Shapiro’s new initiative will require the cooperation of Pennsylvania’s county district attorneys, who prosecute the vast majority of criminal cases in the Commonwealth.
But a spokeswoman for that group said Wednesday that they didn’t have much information about the new unit beyond what Shapiro announced publicly.
Lindsay Vaughn, executive director of the Pennsylvania District Attorneys Association, said Lazzari-Strasiser is scheduled to meet with members of the statewide group later this week.
At that point, Vaughn said, “we expect to begin to hear more details and formally start the conversation on what the unit is, how it will work, what our role will be, and the complex jurisdictional issues it presents.”
Attorney Nilam Sanghvi has worked extensively with county prosecutors to reexamine cases and overturn wrongful convictions as the legal director of the Pennsylvania Innocence Project, a Philadelphia-based legal organization.

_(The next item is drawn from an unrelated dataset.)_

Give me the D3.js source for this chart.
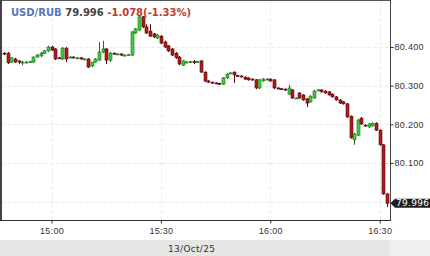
<!DOCTYPE html>
<html>
<head>
<meta charset="utf-8">
<script src="https://cdn.jsdelivr.net/npm/d3@7"></script>
<style>
  body { margin: 0; background: #fff; }
  svg { display: block; font-family: "DejaVu Sans", sans-serif; }
  .tick text { fill: #333; font-size: 9px; letter-spacing: 0.3px; }
  .tick line { stroke: #333; }
</style>
</head>
<body>
<div id="chart"></div>
<script>
// quote header
var symbol = "USD/RUB";
var lastPrice = "79.996";
var change = "-1.078(-1.33%)";
var dateLabel = "13/Oct/25";

// one candle per minute, 14:47 .. 16:32
var opens = [80.384,80.384,80.361,80.369,80.364,80.361,80.361,80.361,80.361,80.374,
  80.377,80.384,80.390,80.400,80.395,80.372,80.369,80.397,80.372,80.374,
  80.372,80.372,80.369,80.369,80.351,80.361,80.366,80.387,80.395,80.366,
  80.384,80.382,80.382,80.379,80.379,80.379,80.436,80.444,80.478,80.452,
  80.441,80.434,80.423,80.428,80.413,80.403,80.395,80.384,80.374,80.353,
  80.361,80.361,80.362,80.361,80.364,80.335,80.312,80.309,80.307,80.306,
  80.304,80.320,80.332,80.335,80.326,80.325,80.322,80.320,80.317,80.315,
  80.294,80.312,80.317,80.317,80.315,80.294,80.292,80.291,80.278,80.289,
  80.268,80.281,80.276,80.266,80.258,80.268,80.289,80.289,80.286,80.284,
  80.278,80.271,80.263,80.258,80.253,80.221,80.160,80.172,80.216,80.198,
  80.193,80.196,80.203,80.185,80.147,80.020];
var highs = [80.387,80.387,80.374,80.372,80.366,80.364,80.364,80.364,80.376,80.382,
  80.387,80.392,80.403,80.403,80.397,80.374,80.400,80.400,80.376,80.376,
  80.374,80.374,80.371,80.371,80.361,80.371,80.413,80.416,80.397,80.387,
  80.386,80.384,80.384,80.381,80.382,80.441,80.449,80.480,80.480,80.459,
  80.459,80.436,80.434,80.431,80.416,80.405,80.397,80.387,80.377,80.366,
  80.364,80.364,80.366,80.364,80.366,80.337,80.315,80.311,80.309,80.308,
  80.322,80.333,80.335,80.337,80.328,80.327,80.324,80.322,80.319,80.317,
  80.317,80.320,80.320,80.319,80.317,80.296,80.294,80.293,80.302,80.291,
  80.270,80.283,80.278,80.268,80.275,80.289,80.291,80.291,80.288,80.286,
  80.280,80.273,80.265,80.260,80.255,80.223,80.178,80.214,80.219,80.200,
  80.203,80.205,80.205,80.187,80.149,80.022];
var lows = [80.379,80.356,80.359,80.359,80.356,80.353,80.359,80.359,80.359,80.372,
  80.374,80.382,80.387,80.390,80.366,80.369,80.366,80.361,80.371,80.371,
  80.369,80.367,80.367,80.346,80.348,80.359,80.364,80.384,80.356,80.361,
  80.380,80.380,80.377,80.377,80.377,80.377,80.434,80.441,80.449,80.434,
  80.426,80.423,80.421,80.408,80.397,80.387,80.377,80.369,80.353,80.351,
  80.359,80.359,80.356,80.359,80.333,80.309,80.307,80.305,80.304,80.302,
  80.302,80.317,80.330,80.307,80.323,80.321,80.315,80.313,80.313,80.291,
  80.291,80.310,80.315,80.310,80.291,80.290,80.289,80.287,80.276,80.266,
  80.266,80.266,80.261,80.245,80.256,80.266,80.287,80.282,80.279,80.274,
  80.269,80.261,80.253,80.251,80.217,80.163,80.147,80.170,80.198,80.194,
  80.191,80.194,80.183,80.145,80.018,79.986];
var closes = [80.382,80.359,80.372,80.361,80.361,80.361,80.361,80.362,80.374,80.379,
  80.384,80.390,80.400,80.392,80.369,80.371,80.397,80.369,80.374,80.372,
  80.372,80.369,80.369,80.348,80.361,80.369,80.387,80.395,80.366,80.384,
  80.382,80.382,80.379,80.379,80.380,80.439,80.447,80.478,80.452,80.436,
  80.428,80.426,80.431,80.410,80.400,80.390,80.379,80.372,80.356,80.364,
  80.361,80.362,80.361,80.362,80.335,80.312,80.309,80.307,80.306,80.304,
  80.320,80.330,80.333,80.328,80.325,80.323,80.317,80.315,80.315,80.294,
  80.315,80.317,80.317,80.312,80.294,80.292,80.291,80.289,80.294,80.268,
  80.268,80.268,80.263,80.255,80.273,80.286,80.289,80.284,80.281,80.276,
  80.271,80.263,80.255,80.253,80.219,80.165,80.175,80.211,80.201,80.196,
  80.201,80.203,80.185,80.147,80.020,79.996];

var priceTicks = [80.1, 80.2, 80.3, 80.4];
var gridPrices = [80.0, 80.1, 80.2, 80.3, 80.4];

var width = 430, height = 256;
var plotL = 1, plotR = 390, plotT = 0, plotB = 220;

var svg = d3.select("#chart").append("svg")
    .attr("width", width)
    .attr("height", height);

var times = d3.timeMinute.range(new Date(2025, 9, 13, 14, 47), new Date(2025, 9, 13, 16, 33));
var candles = times.map(function(t, i) {
  return {t: t, o: opens[i], h: highs[i], l: lows[i], c: closes[i]};
});
var timeTicks = [new Date(2025,9,13,15,0), new Date(2025,9,13,15,30), new Date(2025,9,13,16,0), new Date(2025,9,13,16,30)];

var x = d3.scaleTime()
    .domain([new Date(2025, 9, 13, 14, 46, 9), new Date(2025, 9, 13, 16, 32, 49)])
    .range([plotL, plotR]);
var y = d3.scaleLinear()
    .domain([79.9526, 80.5215])
    .range([plotB, plotT]);

// bottom bands
svg.append("rect").attr("x", 0).attr("y", 240).attr("width", plotR).attr("height", 16).style("fill", "#e6e6e6");
svg.append("rect").attr("x", plotR).attr("y", 240).attr("width", width - plotR).attr("height", 16).style("fill", "#efefef");

// grid
svg.append("g").selectAll("line").data(gridPrices).enter().append("line")
    .attr("x1", plotL).attr("x2", plotR)
    .attr("y1", function(d) { return Math.round(y(d)) + 0.5; })
    .attr("y2", function(d) { return Math.round(y(d)) + 0.5; })
    .style("stroke", "#ebebeb").style("stroke-dasharray", "4,2");
svg.append("g").selectAll("line").data(timeTicks).enter().append("line")
    .attr("y1", plotT).attr("y2", plotB)
    .attr("x1", function(d) { return Math.round(x(d)) + 0.5; })
    .attr("x2", function(d) { return Math.round(x(d)) + 0.5; })
    .style("stroke", "#ebebeb").style("stroke-dasharray", "4,2");

// candles
var up = {fill: "#3fcc3f", edge: "#1c6e1c"};
var down = {fill: "#ae1a1a", edge: "#560808"};
var bw = 3;
var cg = svg.append("g");
cg.selectAll("line").data(candles).enter().append("line")
    .attr("x1", function(d) { return Math.round(x(d.t)) + 0.5; })
    .attr("x2", function(d) { return Math.round(x(d.t)) + 0.5; })
    .attr("y1", function(d) { return y(d.h); })
    .attr("y2", function(d) { return y(d.l); })
    .style("stroke", function(d) { return d.c >= d.o ? up.edge : down.edge; });
cg.selectAll("rect").data(candles).enter().append("rect")
    .attr("x", function(d) { return Math.round(x(d.t)) - 1; })
    .attr("width", bw)
    .attr("y", function(d) { return y(Math.max(d.o, d.c)); })
    .attr("height", function(d) { return Math.max(1, Math.abs(y(d.o) - y(d.c))); })
    .style("fill", function(d) { return d.c >= d.o ? up.fill : down.fill; })
    .style("stroke", function(d) { return d.c >= d.o ? up.edge : down.edge; })
    .style("stroke-width", 0.6);

// frame
svg.append("line").attr("x1", plotL).attr("x2", plotR).attr("y1", 0.5).attr("y2", 0.5).style("stroke", "#555");
svg.append("line").attr("x1", 1).attr("x2", 1).attr("y1", 0).attr("y2", plotB).style("stroke", "#444").style("stroke-width", 2);
svg.append("line").attr("x1", plotR + 0.5).attr("x2", plotR + 0.5).attr("y1", 0).attr("y2", plotB).style("stroke", "#444");
svg.append("line").attr("x1", 0).attr("x2", plotR + 1).attr("y1", plotB + 0.5).attr("y2", plotB + 0.5).style("stroke", "#333");

// axes
var xAxis = svg.append("g").attr("transform", "translate(0," + (plotB + 0.5) + ")")
    .call(d3.axisBottom(x).tickValues(timeTicks).tickFormat(d3.timeFormat("%H:%M")).tickSize(3).tickPadding(2));
xAxis.select(".domain").remove();
xAxis.selectAll("text").attr("dy", "0.9em");

var yAxis = svg.append("g").attr("transform", "translate(" + (plotR + 0.5) + ",0)")
    .call(d3.axisRight(y).tickValues(priceTicks).tickFormat(d3.format(".3f")).tickSize(3).tickPadding(1));
yAxis.select(".domain").remove();

svg.append("text").attr("x", 168).attr("y", 252).text(dateLabel)
    .style("font-size", "9px").style("letter-spacing", "0.3px").style("fill", "#333");

// last price marker
var ly = y(closes[closes.length - 1]);
svg.append("path")
    .attr("d", "M" + (plotR + 0.5) + "," + ly + "L395," + (ly - 4.5) + "L" + width + "," + (ly - 4.5) + "L" + width + "," + (ly + 4.5) + "L395," + (ly + 4.5) + "Z")
    .style("fill", "#1e1e1e");
svg.append("text").attr("x", 396).attr("y", ly).attr("dy", "0.35em").text(lastPrice)
    .style("font-size", "9px").style("letter-spacing", "0.3px").style("fill", "#fff");

// header
var title = svg.append("text").attr("x", 11).attr("y", 16)
    .style("font-size", "10px").style("font-weight", "bold");
title.append("tspan").text(symbol).style("fill", "#5577c0");
title.append("tspan").text(" " + lastPrice).style("fill", "#444");
title.append("tspan").text(" " + change).style("fill", "#c0392b");
</script>
</body>
</html>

She said she was heartened by Shapiro’s announcement, even though it “remains a little unclear” if her organization could bring cases directly to the statewide office, or if they would have to secure permission from a county prosecutor first.
But Sanghvi said the new initiative could be a boon to small counties that don’t have the manpower to reexamine old cases themselves.
“It could be a great fit [for those cases] and I’m curious to see how the mechanics work out,” Sanghvi said.